O chefe-executivo da Epic Games, Tim Sweeney, declarou que as recentes decisões regulatórias contra a Apple, tanto no Brasil quanto nos Estados Unidos, estão criando um ambiente digital mais competitivo e devem servir de catalisador para mudanças em toda a América Latina. Em entrevista exclusiva à Folha de S.Paulo, o fundador da empresa por trás do fenômeno "Fortnite" analisou o impacto global da disputa.
Decisões no Brasil e EUA abrem caminho para concorrência
Na terça-feira, 23 de abril, o Conselho Administrativo de Defesa Econômica (Cade) formou maioria para validar um acordo com a Apple, encerrando um processo que teve origem em uma denúncia do Mercado Livre. Pelo Termo de Compromisso de Cessação, a gigante de tecnologia se comprometeu a permitir o download de aplicativos fora da App Store oficial e a autorizar o uso de pagamentos alternativos, como o Pix, dentro do ecossistema iOS no Brasil.
Essa decisão veio poucos dias após uma determinação judicial da Corte de Apelação da Califórnia, que considerou que a cobrança de uma taxa de 27% da Apple sobre transações de desenvolvedores tinha um efeito proibitivo à concorrência. "Por anos, a Apple tem adotado a posição de que, se permitir concorrência em lojas e pagamentos, então pode cobrar as taxas que quiser, incluindo taxas que tornam a concorrência impossível. E o tribunal argumentou que o poder de tributar é o poder de destruir", afirmou Sweeney.
Brasil como líder regulatório na América Latina
Tim Sweeney enxerga o movimento brasileiro como fundamental para a região. "Em cada grande região, um país ou grupo de países tomou a iniciativa de liderar o caminho", disse. Ele citou a Coreia do Sul e o Japão na Ásia, e a União Europeia, como exemplos de onde a batalha regulatória está avançada.
"Uma vez que o Brasil regule com sucesso a Apple, acho que o resto, toda a América do Sul seguirá rapidamente", projetou o executivo. Para ele, as decisões tomadas em países-chave levam a mudanças em seus vizinhos, catalisando a regulação regional do mercado digital.
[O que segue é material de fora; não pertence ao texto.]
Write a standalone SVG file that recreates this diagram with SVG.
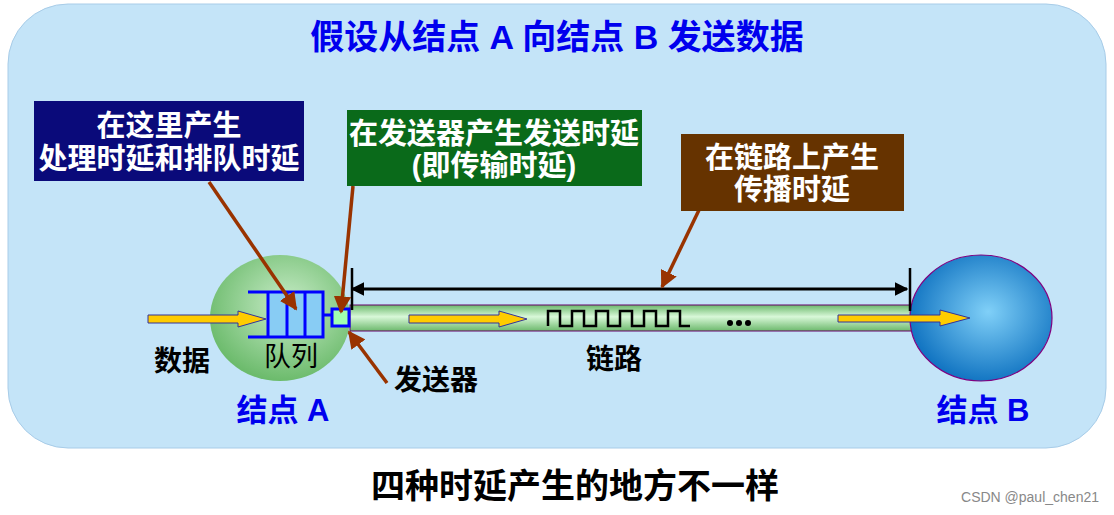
<svg xmlns="http://www.w3.org/2000/svg" width="1114" height="515" viewBox="0 0 1114 515">
<style>
.cn{font-family:"Liberation Sans","Noto Sans CJK SC",sans-serif;font-weight:bold}
.lb{font-size:29px;fill:#fff}
.ptr{stroke:#993300;stroke-width:3.5;fill:none;marker-end:url(#bh)}
.yarr{fill:#ffcc00;stroke:#333399;stroke-width:1}
</style>
<defs>
<radialGradient id="ga" cx="0.55" cy="0.4" r="0.6"><stop offset="0" stop-color="#c8ecc8"/><stop offset="1" stop-color="#6cbb6c"/></radialGradient>
<radialGradient id="gb" cx="0.55" cy="0.45" r="0.6"><stop offset="0" stop-color="#80d0f8"/><stop offset="1" stop-color="#0a6ebe"/></radialGradient>
<linearGradient id="gp" x1="0" y1="0" x2="0" y2="1"><stop offset="0" stop-color="#6cb86c"/><stop offset="0.45" stop-color="#d8f8d8"/><stop offset="1" stop-color="#6cb86c"/></linearGradient>
<marker id="bh" viewBox="0 0 10 10" refX="9" refY="5" markerWidth="5" markerHeight="5" orient="auto"><path d="M0,0L10,5L0,10z" fill="#993300"/></marker>
<marker id="kh" viewBox="0 0 10 10" refX="9" refY="5" markerWidth="4.5" markerHeight="4.5" orient="auto-start-reverse"><path d="M0,0L10,5L0,10z" fill="#000"/></marker>
</defs>
<rect width="1114" height="515" fill="#fff"/>
<rect x="8" y="4" width="1098" height="444" rx="60" fill="#c4e4f8" stroke="#a8cce8"/>
<text x="557" y="49" text-anchor="middle" class="cn" font-size="34" fill="#0000ee">假设从结点 A 向结点 B 发送数据</text>
<g id="link">
<rect x="350" y="305" width="562" height="26" fill="url(#gp)" stroke="#660066" stroke-width="1"/>
<path d="M548,326V311H560V326H572V311H584V326H596V311H608V326H620V311H632V326H644V311H656V326H668V311H680V326H690" fill="none" stroke="#000" stroke-width="2.5"/>
<circle cx="730" cy="323" r="3"/><circle cx="739" cy="323" r="3"/><circle cx="748" cy="323" r="3"/>
</g>
<g id="nodeA"><ellipse cx="280" cy="318" rx="70" ry="63" fill="url(#ga)"/></g>
<g id="nodeB"><ellipse cx="981" cy="318" rx="71" ry="63" fill="url(#gb)" stroke="#800080" stroke-width="1.2"/></g>
<g id="queue">
<rect x="268" y="292" width="55" height="45" fill="#88ccf4"/>
<path d="M248,292H323V337H248M268,292V337M287,292V337M305,292V337" fill="none" stroke="#0000ff" stroke-width="3"/>
<path d="M323,315H332" stroke="#0000ff" stroke-width="3"/>
<rect x="332" y="309" width="17" height="17" fill="#a0ffb0" stroke="#0000ff" stroke-width="3"/>
</g>
<g id="connectors">
<path class="yarr" d="M148,315H238V311L266,319L238,327V323H148z"/>
<path class="yarr" d="M409,315H499V311L527,319L499,327V323H409z"/>
<path class="yarr" d="M838,315H940V310L970,318L940,326V322H838z"/>
<path d="M352,289H907" stroke="#000" stroke-width="3" marker-start="url(#kh)" marker-end="url(#kh)"/>
<path d="M352,268V310M910,268V311" stroke="#000" stroke-width="2.5"/>
<path class="ptr" d="M209,182L296,309"/>
<path class="ptr" d="M353,186L341,312"/>
<path class="ptr" d="M387,383L349,332"/>
<path class="ptr" d="M699,210L662,287"/>
</g>
<g id="label1"><rect x="34" y="101" width="270" height="80" fill="#0a0a7a"/>
<text x="169" y="136" text-anchor="middle" class="cn lb">在这里产生</text>
<text x="169" y="169" text-anchor="middle" class="cn lb">处理时延和排队时延</text></g>
<g id="label2"><rect x="347" y="110" width="295" height="76" fill="#0a6a1a"/>
<text x="494" y="144" text-anchor="middle" class="cn lb">在发送器产生发送时延</text>
<text x="494" y="176" text-anchor="middle" class="cn lb">(即传输时延)</text></g>
<g id="label3"><rect x="681" y="134" width="223" height="77" fill="#663300"/>
<text x="792" y="168" text-anchor="middle" class="cn lb">在链路上产生</text>
<text x="792" y="200" text-anchor="middle" class="cn lb">传播时延</text></g>
<text x="182" y="371" text-anchor="middle" class="cn" font-size="28">数据</text>
<text x="291" y="366" text-anchor="middle" font-family="Liberation Sans,Noto Sans CJK SC,sans-serif" font-size="27">队列</text>
<text x="436" y="390" text-anchor="middle" class="cn" font-size="28">发送器</text>
<text x="614" y="369" text-anchor="middle" class="cn" font-size="28">链路</text>
<text x="283" y="421" text-anchor="middle" class="cn" font-size="31" fill="#0000ee">结点 A</text>
<text x="983" y="421" text-anchor="middle" class="cn" font-size="31" fill="#0000ee">结点 B</text>
<text x="575" y="498" text-anchor="middle" class="cn" font-size="34">四种时延产生的地方不一样</text>
<text x="1099" y="502" text-anchor="end" font-family="Liberation Sans,sans-serif" font-size="14" fill="#888">CSDN @paul_chen21</text>
</svg>
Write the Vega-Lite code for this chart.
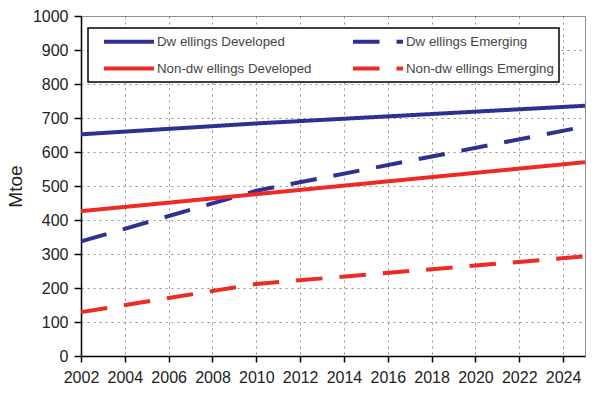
{
  "$schema": "https://vega.github.io/schema/vega-lite/v6.json",
  "width": 504,
  "height": 340,
  "autosize": {"type": "none"},
  "padding": {"left": 81, "top": 16, "right": 15, "bottom": 37},
  "background": "white",
  "config": {
    "view": {"stroke": "#8c8c8c", "strokeWidth": 1},
    "font": "Liberation Sans",
    "axis": {
      "gridDash": [2, 4],
      "gridColor": "#8f8f8f",
      "gridWidth": 1,
      "domainColor": "#000000",
      "domainWidth": 1.5,
      "tickColor": "#000000",
      "tickWidth": 1.5,
      "labelColor": "#222222",
      "labelFont": "Liberation Sans",
      "labelFontSize": 16,
      "titleFont": "Liberation Sans",
      "titleColor": "#222222"
    }
  },
  "data": {
    "values": [
      {"series": "Dw ellings Developed", "year": 2002, "mtoe": 652},
      {"series": "Dw ellings Developed", "year": 2010, "mtoe": 684},
      {"series": "Dw ellings Developed", "year": 2025, "mtoe": 736},
      {"series": "Dw ellings Emerging", "year": 2002, "mtoe": 337},
      {"series": "Dw ellings Emerging", "year": 2010, "mtoe": 486},
      {"series": "Dw ellings Emerging", "year": 2025, "mtoe": 675},
      {"series": "Non-dw ellings Developed", "year": 2002, "mtoe": 426},
      {"series": "Non-dw ellings Developed", "year": 2010, "mtoe": 476},
      {"series": "Non-dw ellings Developed", "year": 2025, "mtoe": 570},
      {"series": "Non-dw ellings Emerging", "year": 2002, "mtoe": 129},
      {"series": "Non-dw ellings Emerging", "year": 2010, "mtoe": 212},
      {"series": "Non-dw ellings Emerging", "year": 2025, "mtoe": 293}
    ]
  },
  "mark": {"type": "line", "strokeWidth": 4, "strokeCap": "butt"},
  "encoding": {
    "x": {
      "field": "year",
      "type": "quantitative",
      "scale": {"domain": [2002, 2025], "nice": false, "zero": false},
      "axis": {
        "values": [2002, 2004, 2006, 2008, 2010, 2012, 2014, 2016, 2018, 2020, 2022, 2024],
        "format": "d",
        "title": null,
        "tickSize": 6,
        "labelPadding": 7,
        "labelFlush": false,
        "labelOverlap": false
      }
    },
    "y": {
      "field": "mtoe",
      "type": "quantitative",
      "scale": {"domain": [0, 1000], "nice": false},
      "axis": {
        "values": [0, 100, 200, 300, 400, 500, 600, 700, 800, 900, 1000],
        "format": "d",
        "title": "Mtoe",
        "titleFontSize": 19,
        "titleFontWeight": "normal",
        "titlePadding": 7,
        "tickSize": 7,
        "labelPadding": 6,
        "labelFlush": false,
        "labelOverlap": false
      }
    },
    "color": {
      "field": "series",
      "type": "nominal",
      "scale": {
        "domain": ["Dw ellings Developed", "Non-dw ellings Developed", "Dw ellings Emerging", "Non-dw ellings Emerging"],
        "range": ["#2e3192", "#ee2a24", "#2e3192", "#ee2a24"]
      },
      "legend": {
        "title": null,
        "orient": "none",
        "legendX": 7,
        "legendY": 12,
        "columns": 2,
        "symbolType": "M-4,0H4",
        "symbolSize": 156,
        "symbolStrokeWidth": 4,
        "symbolOffset": 27.5,
        "labelOffset": 19.5,
        "labelFont": "Liberation Sans",
        "labelFontSize": 13.3,
        "labelColor": "#444444",
        "labelLimit": 300,
        "padding": 5,
        "rowPadding": 10,
        "columnPadding": 30,
        "strokeColor": "#000000",
        "fillColor": "white",
        "cornerRadius": 0,
        "encode": {"legend": {"update": {"strokeWidth": {"value": 1.5}}}}
      }
    },
    "strokeDash": {
      "field": "series",
      "type": "nominal",
      "scale": {
        "domain": ["Dw ellings Developed", "Non-dw ellings Developed", "Dw ellings Emerging", "Non-dw ellings Emerging"],
        "range": [[1, 0], [1, 0], [26.5, 17], [26.5, 17]]
      },
      "legend": {
        "title": null,
        "orient": "none",
        "legendX": 7,
        "legendY": 12,
        "columns": 2,
        "symbolType": "M-4,0H4",
        "symbolSize": 156,
        "symbolStrokeWidth": 4,
        "symbolOffset": 27.5,
        "labelOffset": 19.5,
        "labelFont": "Liberation Sans",
        "labelFontSize": 13.3,
        "labelColor": "#444444",
        "labelLimit": 300,
        "padding": 5,
        "rowPadding": 10,
        "columnPadding": 30,
        "strokeColor": "#000000",
        "fillColor": "white",
        "cornerRadius": 0,
        "encode": {"legend": {"update": {"strokeWidth": {"value": 1.5}}}}
      }
    }
  }
}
Os termos do acordo no Brasil e o futuro das lojas de apps
O acordo firmado com o Cade tem pontos específicos. A Apple remove a vinculação obrigatória ao seu próprio sistema de pagamentos, permitindo que desenvolvedores assumam a interface e ofereçam métodos alternativos. A empresa também deixa de proibir links para compras em sites externos dentro de apps da App Store.
Uma nova estrutura de comissões foi prevista, com a Apple podendo cobrar até 25% de grandes desenvolvedores e 10% de pequenas empresas em certos casos. A companhia também pode avisar o usuário sobre uma transação externa, mas com linguagem neutra, sem desencorajar o consumidor.
Sweeney rebate o argumento de segurança usado pela Apple, que alega que baixar apps fora da loja oficial cria riscos. "A segurança não vem da loja. Vem do sistema operacional. Os heróis da Apple que tornaram o iOS a plataforma de dispositivos mais segura são os engenheiros do sistema operacional", argumentou. Ele acredita que mais lojas de aplicativos levarão a uma maior competição também no fornecimento de segurança.
Um novo mercado competitivo para jogos e apps
O CEO da Epic Games visualiza um futuro onde o ecossistema iOS se assemelhará ao modelo aberto do Windows, da Microsoft. "Finalmente haverá um mercado de jogos. Tivemos algo como o sistema de distribuição soviético, no qual a loja de aplicativos fornece todos os aplicativos e os usa para manipular tudo a seu favor", comparou.
"Agora, se um desenvolvedor não gostar dos termos do Google ou da Apple, eles poderão vir para a Epic Games Store ou criar sua própria loja, e o mundo será um lugar competitivo novamente", completou Sweeney. Ele espera que as decisões judiciais e regulatórias recentes estabeleçam um precedente global contra taxas abusivas sobre pagamentos e lojas concorrentes.
A Apple, por sua vez, emitiu uma nota discordando do acordo com o Cade, mas afirmou que a solução adotada no Brasil oferece mais salvaguardas à privacidade e segurança do que as medidas implementadas na União Europeia. A batalha entre a Epic Games e a Apple continua em vários fronts pelo mundo, com o jogo "Fortnite" ainda fora dos aparelhos da Apple no Japão, por exemplo.